The invention claimed is:

1. A method for producing a substrate, comprising the steps of:

furnishing a working tool comprising a polishing plate which is disk-shaped and is rotatably mounted by a rotating shaft coupled to a rotating mechanism to rotate the polishing plate, an expandable elastomer sheet attached to a lower surface of the polishing plate, an abrasive cloth attached to a lower surface of the elastomer sheet, and means for pressing the elastomer sheet at a plurality of positions under respective predetermined different pressures such that a lower surface of the abrasive cloth is deformed to the desired inverted convex shape in accordance with differences of pressing force applied to the elastomer sheet at the plurality of positions,

resting a substrate on a substrate holder and securing it thereto,

bringing the inverted convexly deformed surface of the abrasive cloth in contact with the substrate, and

rotating and moving the working tool for polishing the substrate over a selected area,

wherein the substrate is a synthetic quartz glass substrate having a diagonal length of at least 1,000 mm.

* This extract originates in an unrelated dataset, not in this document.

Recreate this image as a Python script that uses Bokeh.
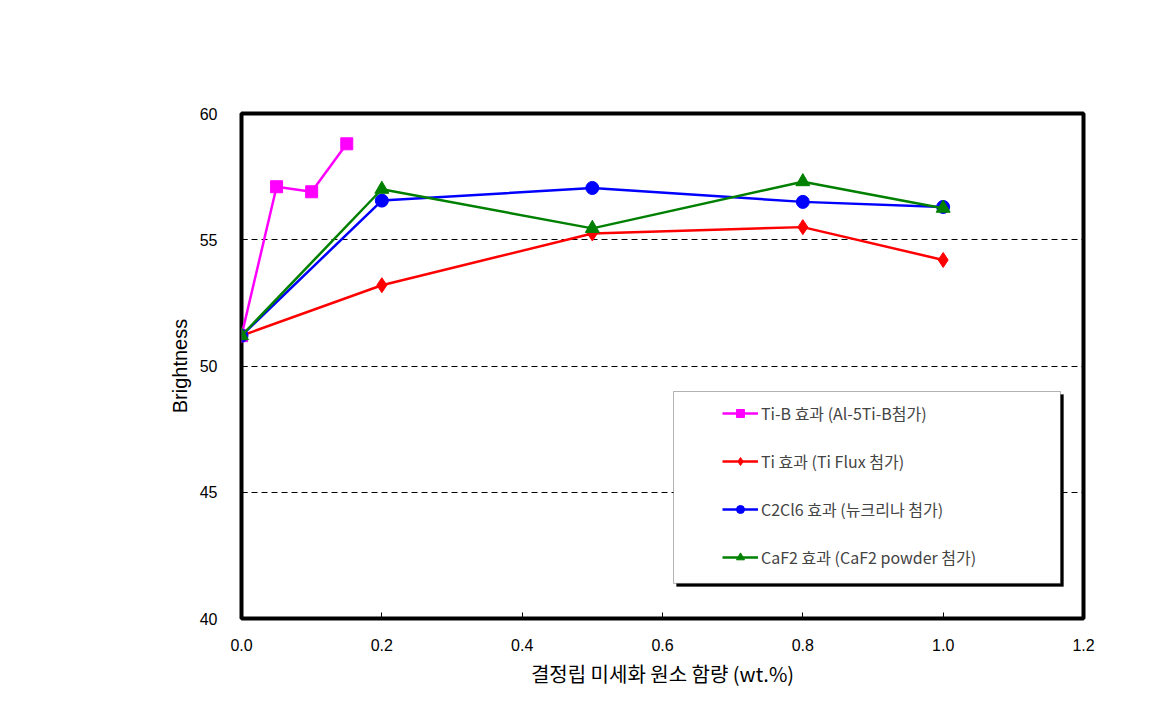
from bokeh.plotting import figure
from bokeh.models import FixedTicker, NumeralTickFormatter, Legend, LegendItem, BoxAnnotation, Range1d
from bokeh.embed import file_html
from bokeh.resources import INLINE

# Data
tib_x = [0.0, 0.05, 0.10, 0.15]
tib_y = [51.2, 57.1, 56.9, 58.8]
ti_x = [0.0, 0.2, 0.5, 0.8, 1.0]
ti_y = [51.2, 53.2, 55.25, 55.5, 54.2]
c2_x = [0.0, 0.2, 0.5, 0.8, 1.0]
c2_y = [51.2, 56.55, 57.05, 56.5, 56.3]
caf_x = [0.0, 0.2, 0.5, 0.8, 1.0]
caf_y = [51.2, 57.0, 55.45, 57.3, 56.25]
labels = ["Ti-B 효과 (Al-5Ti-B첨가)", "Ti 효과 (Ti Flux 첨가)",
          "C2Cl6 효과 (뉴크리나 첨가)", "CaF2 효과 (CaF2 powder 첨가)"]
x_ticks = [0.0, 0.2, 0.4, 0.6, 0.8, 1.0, 1.2]
y_ticks = [40, 45, 50, 55, 60]

KR = "Noto Sans CJK KR"
AR = "Liberation Sans"

p = figure(width=1160, height=695, output_backend="svg", toolbar_location=None,
           x_range=Range1d(0, 1.2), y_range=Range1d(40, 60),
           min_border_left=241, min_border_top=113, min_border_right=77, min_border_bottom=77)
p.outline_line_color = "black"
p.outline_line_width = 4

p.xaxis.ticker = FixedTicker(ticks=x_ticks)
p.xaxis.formatter = NumeralTickFormatter(format="0.0")
p.yaxis.ticker = FixedTicker(ticks=y_ticks)
for ax in (p.xaxis[0], p.yaxis[0]):
    ax.axis_line_color = None
    ax.minor_tick_line_color = None
    ax.major_label_text_font_size = "16px"
    ax.major_label_text_color = "black"
    ax.axis_label_text_font_style = "normal"
    ax.axis_label_text_color = "black"
    ax.major_tick_in = 6
    ax.major_tick_out = 0
    ax.major_tick_line_color = "black"
p.xaxis.major_label_standoff = 20
p.xaxis.major_label_text_font = AR
p.xaxis.axis_label = "결정립 미세화 원소 함량 (wt.%)"
p.xaxis.axis_label_text_font = KR
p.xaxis.axis_label_text_font_size = "20px"
p.xaxis.axis_label_standoff = 5
p.yaxis.major_label_standoff = 24
p.yaxis.major_label_text_font = AR
p.yaxis.axis_label = "Brightness"
p.yaxis.axis_label_text_font = AR
p.yaxis.axis_label_text_font_size = "20px"
p.yaxis.axis_label_standoff = 6

p.xgrid.grid_line_color = None
p.ygrid.grid_line_color = "black"
p.ygrid.grid_line_dash = "6 4"
p.ygrid.grid_line_width = 1

# legend box with shadow
p.add_layout(BoxAnnotation(left=0.6157 + 0.0043, right=1.1672 + 0.0043, bottom=41.39 - 0.12, top=48.99 - 0.12,
                           fill_color="black", fill_alpha=1, line_color="black"))
p.add_layout(BoxAnnotation(left=0.6157, right=1.1672, bottom=41.39, top=48.99,
                           fill_color="white", fill_alpha=1, line_color="black", line_width=1))

r1l = p.line(tib_x, tib_y, line_color="#FF00FF", line_width=2.5)
r1m = p.scatter(tib_x, tib_y, marker="square", size=12, fill_color="#FF00FF", line_color="#FF00FF")
r2l = p.line(ti_x, ti_y, line_color="#FF0000", line_width=2.5)
r2m = p.scatter(ti_x, ti_y, marker="diamond", size=15, fill_color="#FF0000", line_color="#FF0000")
r3l = p.line(c2_x, c2_y, line_color="#0000FF", line_width=2.5)
r3m = p.scatter(c2_x, c2_y, marker="circle", size=13, fill_color="#0000FF", line_color="#0000FF")
r4l = p.line(caf_x, caf_y, line_color="#008000", line_width=2.5)
r4m = p.scatter(caf_x, caf_y, marker="triangle", size=14, fill_color="#008000", line_color="#008000")

legend = Legend(items=[
    LegendItem(label=labels[0], renderers=[r1l, r1m]),
    LegendItem(label=labels[1], renderers=[r2l, r2m]),
    LegendItem(label=labels[2], renderers=[r3l, r3m]),
    LegendItem(label=labels[3], renderers=[r4l, r4m]),
], location=(481, 49), padding=0, spacing=24, glyph_width=36, glyph_height=20,
    label_height=20, label_standoff=3, label_text_font=KR, label_text_font_size="16px",
    background_fill_alpha=0, border_line_color=None)
p.add_layout(legend)

open("out.html", "w").write(file_html(p, INLINE))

2. The method of claim 1 wherein the pressing means includes a plurality of bores perforated in the polishing plate and arranged symmetrical about its center, a plurality of cylinders inserted in the bores, and a plurality of pistons slidably fitted in the cylinders, wherein as the pistons are selectively descended, the elastomer sheet is forced downward at sites opposed to the pistons in accordance with descending distances of the pistons whereby a selected region of the abrasive cloth is protruded downward to form the desired inverted convex shape.

3. The method of claim 1 wherein the elastomer sheet is made of an expandable elastomer selected from the group consisting of silicone rubber, polyurethane rubber, neoprene rubber, and isoprene rubber.

4. The method of claim 1 wherein the abrasive cloth is non-woven fabric, suede or expanded polyurethane.